WHAT YOU WILL DO:
Output the material exactly, but drop every image it holds.

SOURCE DATA:
★ ★ ★ ★ ★
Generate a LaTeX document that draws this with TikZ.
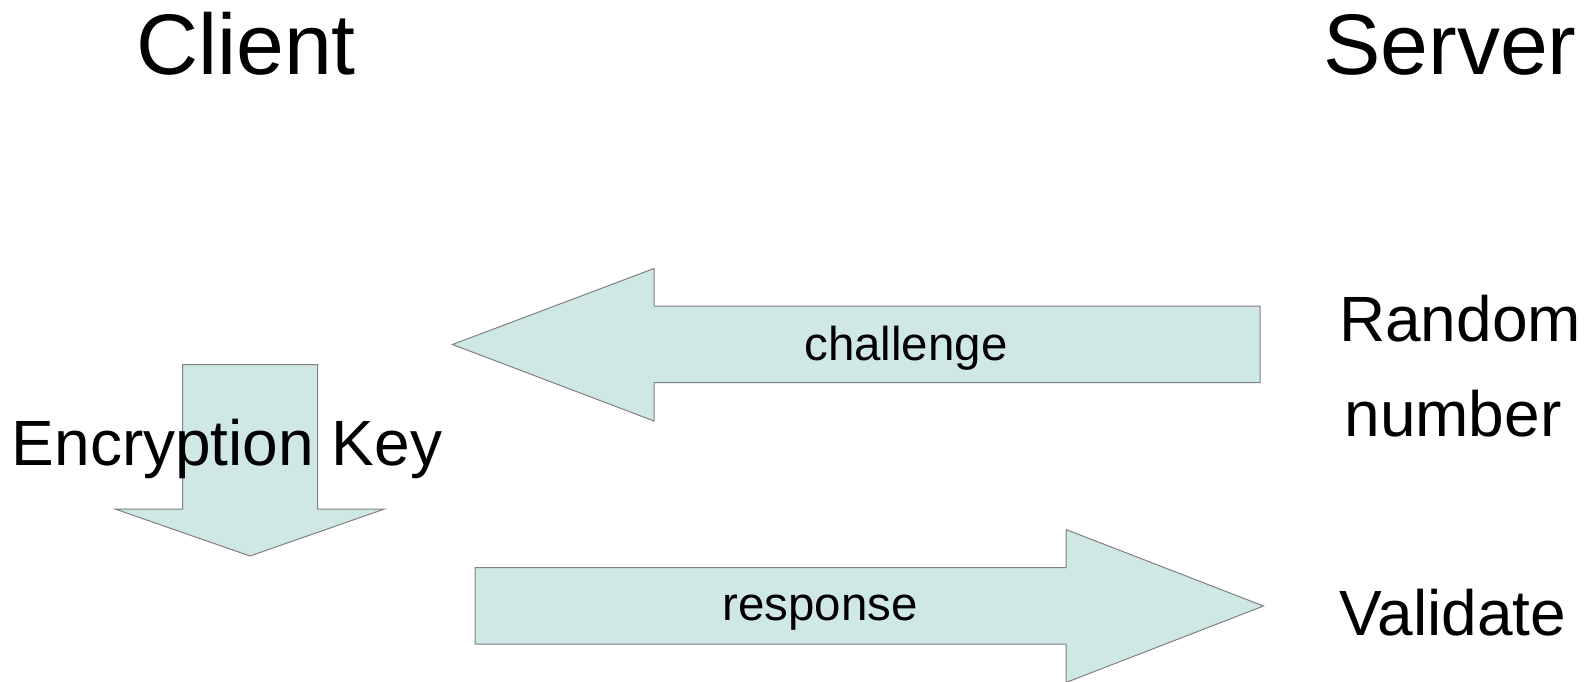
\documentclass[tikz,border=0pt]{standalone}
\usepackage{fontspec}
\setmainfont{Liberation Sans}
\usepackage{xcolor}
\definecolor{arrowfill}{RGB}{207,231,229}
\definecolor{arrowline}{RGB}{128,128,128}
\def\keyarrow{(182.5,364.5) -- (317.5,364.5) -- (317.5,509) -- (384.5,509) -- (250,556) -- (115,509) -- (182.5,509) -- cycle}
\def\challengearrow{(452.5,344.5) -- (654,268.5) -- (654,306) -- (1260,306) -- (1260,382.5) -- (654,382.5) -- (654,421) -- cycle}
\def\responsearrow{(475,567.5) -- (1066,567.5) -- (1066,529.5) -- (1263.5,606) -- (1066,682.5) -- (1066,644) -- (475,644) -- cycle}
\tikzset{
  fatarrow/.style={draw=arrowline,fill=arrowfill,line width=0.75pt},
  headtext/.style={font=\fontsize{64.5}{76}\selectfont,anchor=base,inner sep=0pt},
  sidetext/.style={font=\fontsize{48}{58}\selectfont,anchor=base,inner sep=0pt},
  msgtext/.style={font=\fontsize{35.6}{42}\selectfont,anchor=base,inner sep=0pt}
}
\begin{document}
\begin{tikzpicture}[x=0.75pt,y=-0.75pt]
    \useasboundingbox (0,0) rectangle (1589,682);
      \draw[fatarrow] \keyarrow;
      \draw[fatarrow] \challengearrow;
      \draw[fatarrow] \responsearrow;
      \node[headtext] (client) at (246,74) {Client};
      \node[headtext] (server) at (1450,74) {Server};
      \node[sidetext] (key) at (227,465) {Encryption Key};
      \node[sidetext] (random) at (1460,341.7) {Random};
      \node[sidetext] (number) at (1453,436.7) {number};
      \node[sidetext] (validate) at (1453,635) {Validate};
      \node[msgtext] (challenge) at (906,360) {challenge};
      \node[msgtext] (response) at (820,620) {response};
    \end{tikzpicture}
\end{document}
★ ★ ★ ★ ★
RESPONSE FOR THIS EXERCISE:
Generate a LaTeX document that draws this with TikZ.
\documentclass[tikz,border=0pt]{standalone}
\usepackage{fontspec}
\setmainfont{Liberation Sans}
\usepackage{xcolor}
\definecolor{arrowfill}{RGB}{207,231,229}
\definecolor{arrowline}{RGB}{128,128,128}
\def\keyarrow{(182.5,364.5) -- (317.5,364.5) -- (317.5,509) -- (384.5,509) -- (250,556) -- (115,509) -- (182.5,509) -- cycle}
\def\challengearrow{(452.5,344.5) -- (654,268.5) -- (654,306) -- (1260,306) -- (1260,382.5) -- (654,382.5) -- (654,421) -- cycle}
\def\responsearrow{(475,567.5) -- (1066,567.5) -- (1066,529.5) -- (1263.5,606) -- (1066,682.5) -- (1066,644) -- (475,644) -- cycle}
\tikzset{
  fatarrow/.style={draw=arrowline,fill=arrowfill,line width=0.75pt},
  headtext/.style={font=\fontsize{64.5}{76}\selectfont,anchor=base,inner sep=0pt},
  sidetext/.style={font=\fontsize{48}{58}\selectfont,anchor=base,inner sep=0pt},
  msgtext/.style={font=\fontsize{35.6}{42}\selectfont,anchor=base,inner sep=0pt}
}
\begin{document}
\begin{tikzpicture}[x=0.75pt,y=-0.75pt]
    \useasboundingbox (0,0) rectangle (1589,682);
      \draw[fatarrow] \keyarrow;
      \draw[fatarrow] \challengearrow;
      \draw[fatarrow] \responsearrow;
      \node[headtext] (client) at (246,74) {Client};
      \node[headtext] (server) at (1450,74) {Server};
      \node[sidetext] (key) at (227,465) {Encryption Key};
      \node[sidetext] (random) at (1460,341.7) {Random};
      \node[sidetext] (number) at (1453,436.7) {number};
      \node[sidetext] (validate) at (1453,635) {Validate};
      \node[msgtext] (challenge) at (906,360) {challenge};
      \node[msgtext] (response) at (820,620) {response};
    \end{tikzpicture}
\end{document}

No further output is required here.